Liberals like Nate Erskine-Smith — not coincidentally, the government’s new housing minister — have tried to apply this style to their own substance. But tactics on their own aren’t going to be enough. The next Liberal leader needs an equally coherent and clear story for voters, one that tells a simple story about what Liberalism can offer — and why it will make their lives better. There are no saviours lying in wait, no other children of former prime ministers who can, though the sheer force of their personality, bring Canadians back to the “natural governing party.” 

Instead, that party has to do the hard work of political self-discovery that Trudeau’s leadership allowed it to overlook.

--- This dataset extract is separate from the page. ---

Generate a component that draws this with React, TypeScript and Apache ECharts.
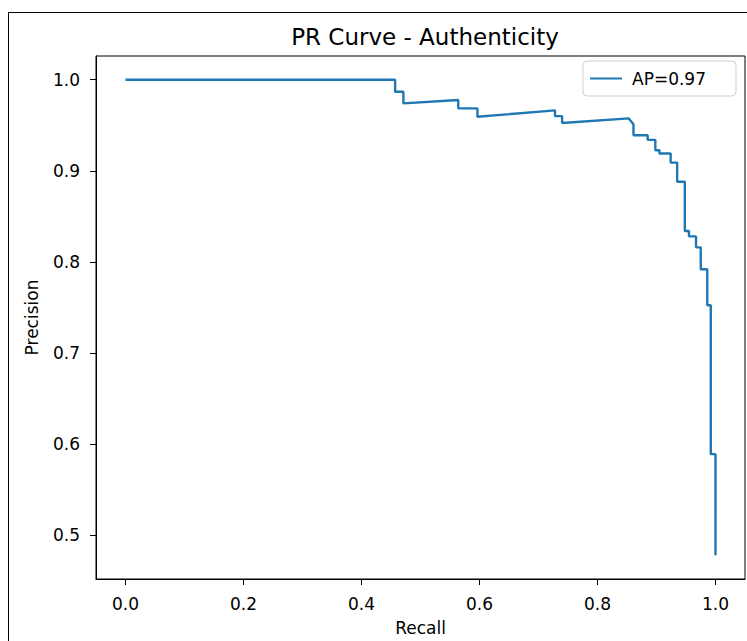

Is it motivated by concerns about fiscal responsibility, balanced budgets, and economic pragmatism? Or is it more interested in the pursuit of egalitarianism and moral justice? Can it find a middle ground between these two? And, most importantly, can it communicate that to Canadians in a way they understand and appreciate? 

Justin Trudeau saved the Liberals from political oblivion. Now, they have to find a way to save themselves from him. That begins with an honest assessment of his legacy — and a process of self-discovery.

I won’t pretend to have the answers here. It’s a conversation that Liberals have been putting off ever since Justin Trudeau showed up on the political scene more than a decade ago. Now that he’s about to leave, it’s time for that conversation to finally happen.